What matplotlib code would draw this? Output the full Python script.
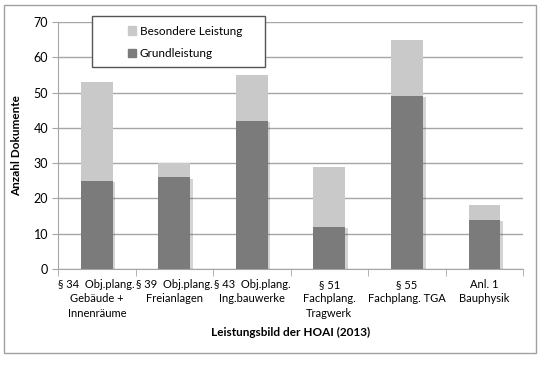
import numpy as np
import matplotlib.pyplot as plt
import matplotlib.patches as mpatches
import matplotlib.patheffects as pe

plt.rcParams['font.family'] = ['Lato', 'DejaVu Sans']

categories = [
    "§ 34  Obj.plang.\nGebäude +\nInnenräume",
    "§ 39  Obj.plang.\nFreianlagen",
    "§ 43  Obj.plang.\nIng.bauwerke",
    "§ 51\nFachplang.\nTragwerk",
    "§ 55\nFachplang. TGA",
    "Anl. 1\nBauphysik",
]
grundleistung = [25, 26, 42, 12, 49, 14]
besondere = [28, 4, 13, 17, 16, 4]

dark = '#7b7b7b'
light = '#c9c9c9'
grid_col = '#a6a6a6'

fig = plt.figure(figsize=(5.46, 3.66), dpi=100)
ax = fig.add_axes([0.1062, 0.265, 0.852, 0.675])

x = np.arange(len(categories))
w = 0.41
shadow = [pe.SimplePatchShadow(offset=(2, -1), shadow_rgbFace='#555555', alpha=0.25), pe.Normal()]
ax.bar(x, grundleistung, w, color=dark, zorder=3, path_effects=shadow, label='Grundleistung')
ax.bar(x, besondere, w, bottom=grundleistung, color=light, zorder=3, label='Besondere Leistung')

ax.set_xlim(-0.5, len(categories) - 0.5)
ax.set_ylim(0, 70)
ax.set_yticks(range(0, 71, 10))
ax.yaxis.grid(True, color=grid_col, linewidth=1)
ax.set_axisbelow(True)

ax.set_xticks(x)
ax.set_xticklabels(categories, fontsize=8, linespacing=1.4)
ax.set_xticks(np.arange(-0.5, len(categories)), minor=True)
ax.tick_params(axis='x', which='major', length=0, pad=7)
ax.tick_params(axis='x', which='minor', length=5, color=grid_col, direction='out')
ax.tick_params(axis='y', length=4, color=grid_col, labelsize=9, pad=3)

for s in ['top', 'right']:
    ax.spines[s].set_visible(False)
for s in ['left', 'bottom']:
    ax.spines[s].set_color(grid_col)

ax.set_ylabel('Anzahl Dokumente', fontsize=8.5, fontweight='bold', labelpad=8)
ax.set_xlabel('Leistungsbild der HOAI (2013)', fontsize=8.5, fontweight='bold', labelpad=6)

# legend frame drawn separately so the entries can sit indented like the original
fig.patches.append(mpatches.Rectangle((0.1685, 0.817), 0.317, 0.139,
                                      transform=fig.transFigure, facecolor='white',
                                      edgecolor='#555555', linewidth=1, zorder=4))
handles = [mpatches.Patch(color=light), mpatches.Patch(color=dark)]
leg = fig.legend(handles, ['Besondere Leistung', 'Grundleistung'],
                 loc='upper left', bbox_to_anchor=(0.234, 0.93),
                 fontsize=8.5, frameon=False,
                 handlelength=0.7, handleheight=0.7, handletextpad=0.3,
                 labelspacing=0.95, borderpad=0, borderaxespad=0)
leg.set_zorder(5)

fig.patches.append(mpatches.Rectangle((0.0073, 0.0355), 0.974, 0.951,
                                      transform=fig.transFigure, fill=False,
                                      edgecolor='#a0a0a0', linewidth=1))

plt.savefig('out.png', dpi=100)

****

Give the data above again in full and unchanged, skipping the pictures.

What matplotlib code would draw this? Output the full Python script.
import numpy as np
import matplotlib.pyplot as plt
import matplotlib.patches as mpatches
import matplotlib.patheffects as pe

plt.rcParams['font.family'] = ['Lato', 'DejaVu Sans']

categories = [
    "§ 34  Obj.plang.\nGebäude +\nInnenräume",
    "§ 39  Obj.plang.\nFreianlagen",
    "§ 43  Obj.plang.\nIng.bauwerke",
    "§ 51\nFachplang.\nTragwerk",
    "§ 55\nFachplang. TGA",
    "Anl. 1\nBauphysik",
]
grundleistung = [25, 26, 42, 12, 49, 14]
besondere = [28, 4, 13, 17, 16, 4]

dark = '#7b7b7b'
light = '#c9c9c9'
grid_col = '#a6a6a6'

fig = plt.figure(figsize=(5.46, 3.66), dpi=100)
ax = fig.add_axes([0.1062, 0.265, 0.852, 0.675])

x = np.arange(len(categories))
w = 0.41
shadow = [pe.SimplePatchShadow(offset=(2, -1), shadow_rgbFace='#555555', alpha=0.25), pe.Normal()]
ax.bar(x, grundleistung, w, color=dark, zorder=3, path_effects=shadow, label='Grundleistung')
ax.bar(x, besondere, w, bottom=grundleistung, color=light, zorder=3, label='Besondere Leistung')

ax.set_xlim(-0.5, len(categories) - 0.5)
ax.set_ylim(0, 70)
ax.set_yticks(range(0, 71, 10))
ax.yaxis.grid(True, color=grid_col, linewidth=1)
ax.set_axisbelow(True)

ax.set_xticks(x)
ax.set_xticklabels(categories, fontsize=8, linespacing=1.4)
ax.set_xticks(np.arange(-0.5, len(categories)), minor=True)
ax.tick_params(axis='x', which='major', length=0, pad=7)
ax.tick_params(axis='x', which='minor', length=5, color=grid_col, direction='out')
ax.tick_params(axis='y', length=4, color=grid_col, labelsize=9, pad=3)

for s in ['top', 'right']:
    ax.spines[s].set_visible(False)
for s in ['left', 'bottom']:
    ax.spines[s].set_color(grid_col)

ax.set_ylabel('Anzahl Dokumente', fontsize=8.5, fontweight='bold', labelpad=8)
ax.set_xlabel('Leistungsbild der HOAI (2013)', fontsize=8.5, fontweight='bold', labelpad=6)

# legend frame drawn separately so the entries can sit indented like the original
fig.patches.append(mpatches.Rectangle((0.1685, 0.817), 0.317, 0.139,
                                      transform=fig.transFigure, facecolor='white',
                                      edgecolor='#555555', linewidth=1, zorder=4))
handles = [mpatches.Patch(color=light), mpatches.Patch(color=dark)]
leg = fig.legend(handles, ['Besondere Leistung', 'Grundleistung'],
                 loc='upper left', bbox_to_anchor=(0.234, 0.93),
                 fontsize=8.5, frameon=False,
                 handlelength=0.7, handleheight=0.7, handletextpad=0.3,
                 labelspacing=0.95, borderpad=0, borderaxespad=0)
leg.set_zorder(5)

fig.patches.append(mpatches.Rectangle((0.0073, 0.0355), 0.974, 0.951,
                                      transform=fig.transFigure, fill=False,
                                      edgecolor='#a0a0a0', linewidth=1))

plt.savefig('out.png', dpi=100)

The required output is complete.